= Knights Templar in Scotland =

In 1128, the cousin of St Bernard of Clairvaux, Hugues de Payens, met King David I in Scotland. The Order established a seat at Balantrodoch, now Temple, Midlothian on the South Esk (River Esk, Lothian). In 1189, Alan FitzWalter, the 2nd Lord High Steward of Scotland was a benefactor of the Order.

In about the year 1187, William the Lion granted part of the Culter lands on the south bank of the River Dee, Aberdeenshire, to the Knights Templar and between 1221 and 1236 Walter Bisset of Aboyne founded a Preceptory for the Knights Templar. In 1287 and 1288, they built a Chapel dedicated to Mary the Mother of Christ, known as St Mary's Chapel and in November 1309, the name of a William Middleton of the "Tempill House of Culter" was recorded with still signs of Templars.

It has been claimed that in 1309 during the trial of the Templars in Scotland Bishop Lamberton of St Andrews, Guardian of Scotland 1299–1301 gave the Templars his protection, although there is no evidence to support this claim. It should also be recorded that John of Fordun's Chronicle of the Scottish Nation, a major Scottish mediaeval source makes no mention at all of the Templars. However, Bishop Lamberton had returned to Scotland from his imprisonment in England in 1308, so any decisions about the Templars would have been in his hands. There is no record of Lamberton or any other Scottish bishop putting the Templar's on trial.

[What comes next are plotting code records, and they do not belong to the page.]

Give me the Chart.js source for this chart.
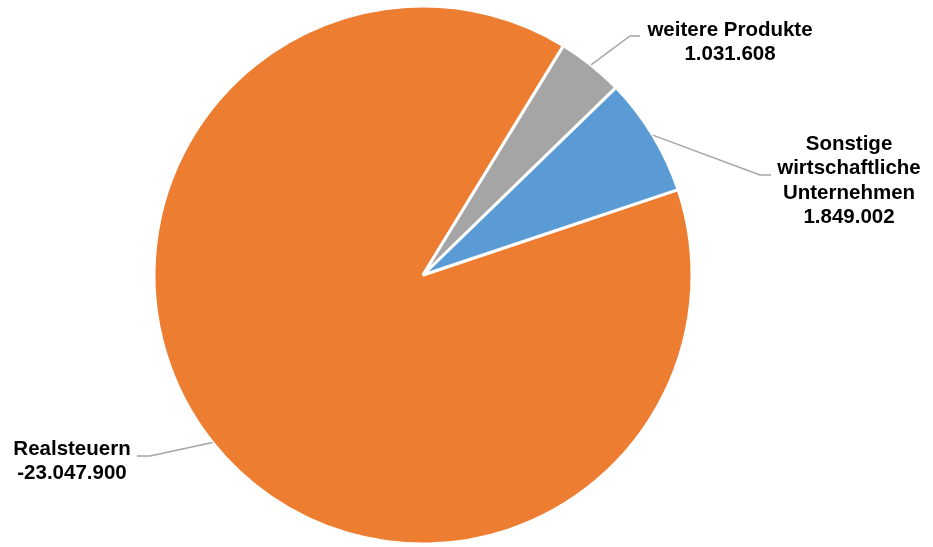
<!DOCTYPE html>
<html>
<head>
<meta charset="utf-8">
<script src="https://cdn.jsdelivr.net/npm/chart.js@4.4.1/dist/chart.umd.min.js"></script>
<style>
    html, body { margin: 0; padding: 0; background: #fff; }
    #wrap { width: 933px; height: 547px; position: relative; }
</style>
</head>
<body>
<div id="wrap"><canvas id="chartErgebnis"></canvas></div>
<script>
// Werte aus dem Kreisdiagramm
const kategorien = ['Realsteuern', 'weitere Produkte', 'Sonstige wirtschaftliche Unternehmen'];
const werte = [-23047900, 1031608, 1849002];
const labelZeilen = [
    ['Realsteuern'],
    ['weitere Produkte'],
    ['Sonstige', 'wirtschaftliche', 'Unternehmen']
];
const farben = ['#ED7D31', '#A5A5A5', '#5B9BD5'];

// Textposition und Knick der Führungslinie, relativ zum Kreismittelpunkt
const labelLayout = [
    { tx: -351, ty: 174, kx: -273, ky: 181, ex: -286 },
    { tx: 307, ty: -245, kx: 207, ky: -239, ex: 217 },
    { tx: 426, ty: -131, kx: 337, ky: -100, ex: 348 }
];

function formatZahl(v) {
    const s = Math.abs(v).toString().replace(/\B(?=(\d{3})+(?!\d))/g, '.');
    return (v < 0 ? '-' : '') + s;
}

const datenLabels = {
    id: 'datenLabels',
    afterDatasetsDraw(chart) {
        const ctx = chart.ctx;
        const meta = chart.getDatasetMeta(0);
        ctx.save();
        meta.data.forEach(function(arc, i) {
            const p = arc.getProps(['x', 'y', 'startAngle', 'endAngle', 'outerRadius'], true);
            const mid = (p.startAngle + p.endAngle) / 2;
            const ax = p.x + Math.cos(mid) * p.outerRadius;
            const ay = p.y + Math.sin(mid) * p.outerRadius;
            const l = labelLayout[i];

            ctx.strokeStyle = '#A5A5A5';
            ctx.lineWidth = 1.5;
            ctx.beginPath();
            ctx.moveTo(ax, ay);
            ctx.lineTo(p.x + l.kx, p.y + l.ky);
            ctx.lineTo(p.x + l.ex, p.y + l.ky);
            ctx.stroke();

            const zeilen = labelZeilen[i].concat([formatZahl(werte[i])]);
            ctx.fillStyle = '#000';
            ctx.font = 'bold 20.5px "Liberation Sans", Arial, sans-serif';
            ctx.textAlign = 'center';
            ctx.textBaseline = 'middle';
            zeilen.forEach(function(z, j) {
                ctx.fillText(z, p.x + l.tx, p.y + l.ty + j * 24.5);
            });
        });
        ctx.restore();
    }
};

const ctxErgebnis = document.getElementById('chartErgebnis');
if (ctxErgebnis) {
    new Chart(ctxErgebnis, {
        type: 'pie',
        data: {
            labels: kategorien,
            datasets: [{
                data: werte,
                backgroundColor: farben,
                borderColor: '#ffffff',
                borderWidth: 3
            }]
        },
        options: {
            responsive: true,
            maintainAspectRatio: false,
            animation: false,
            rotation: 71.5,
            radius: 269,
            layout: {
                padding: { left: 0, right: 87, top: 3, bottom: 0 }
            },
            plugins: {
                legend: { display: false },
                tooltip: { enabled: false }
            }
        },
        plugins: [datenLabels]
    });
}
</script>
</body>
</html>
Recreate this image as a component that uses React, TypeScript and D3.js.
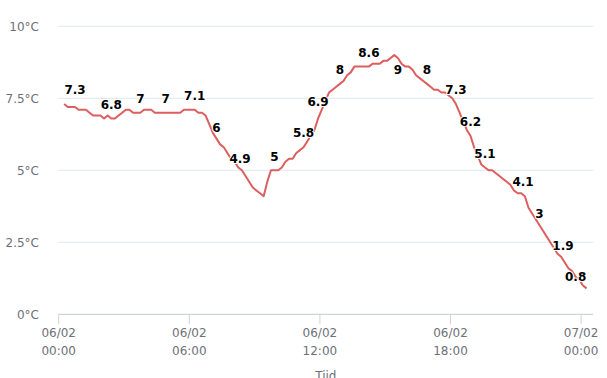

The Knights Templar had considerable possessions in the County of Nairn, or Moray, in 1296. The following extract is taken from The History of Nairn:"...There is a writ extant granted in their [the Knights Templar] favour at Berwick, addressed to the Sheriff of Invernairn to put them in possession of their lands, they having made submission to Edward I. This was no doubt done. From the deed of conveyance of the Temple lands in the North from Lord Torphichen, the last Master of the Order, it appears that the following were the lands held here. Those two roods of arable land lying within the territory of the Burgh of Nairn, in that part thereof called [blank] possessed by John Rose, burgess of Nairn, and his sub-tenants; those two roods of arable temple land and house lying within the said territory of Nairn, possessed by Hew Rose of Kilravock and his sub-tenants; all and haill those our temple lands called the lands of Pitfundie lying in the said Sheriffdom of Nairn, betwixt the strype that conies from the lands of Brodie on the east, the fludder or myre upon the south side of the common muir called the Hardmuir on the south side, the lands of Penick and wood of Lochloy on the west, and the Euchcarse of Culbyn on the north, for the most part possessed by the lairds of Brodie, and their sub-tenants."

They also had land designated in old charters as Temple Land, Temple Cruik, Temple Bank, and Bogschand, which lay partly in the vicinity of the town of Ardersier, between Connage, Flemington and the sea. A charter granted at Nairn refers to the locus trialis at Ardersier, doubtless an ancient place of trial by "wager of battle". The Temple lands of Ardersier were held by Davidsons and Mackays as portioners. They were acquired by Cawdor in 1626. The Temple lands at Brodie and elsewhere appear to have been disposed of about the same time, as in a Brodie, charter of date 1626 the lands of Pitfundie are included in the Brodie estate. The Templars were a religious and military order of Knights who escorted pilgrims to Jerusalem at a time when such pilgrimages were attended by dangers from robbers. They wore a white robe with a red Maltese cross on the breast, and at first were all of noble birth, The Knights of St. John of Jerusalem had lands in Nairnshire. It is impossible now to identify them. When the Knights Templar were suppressed by Edward II their property was given to the Knights of St. John.

In 1312, by order of a Papal Bull, Vox in Excelso, all assets of the Order of the Temple were given to Knights Hospitaller or Order of St. John except for Spain where they were succeeded by the Order of Montesa the Order of Calatrava, from which its first recruits were drawn, and Portugal where they became the Order of Christ and it has been claimed that in Scotland the Order combined with the Hospitallers and continued as The Order of St John and the Temple until the Reformation, although there is no evidence to that effect. When Sir James Sandilands, Preceptor of the Order converted to Protestantism in 1553, the Order is thought to have ceased.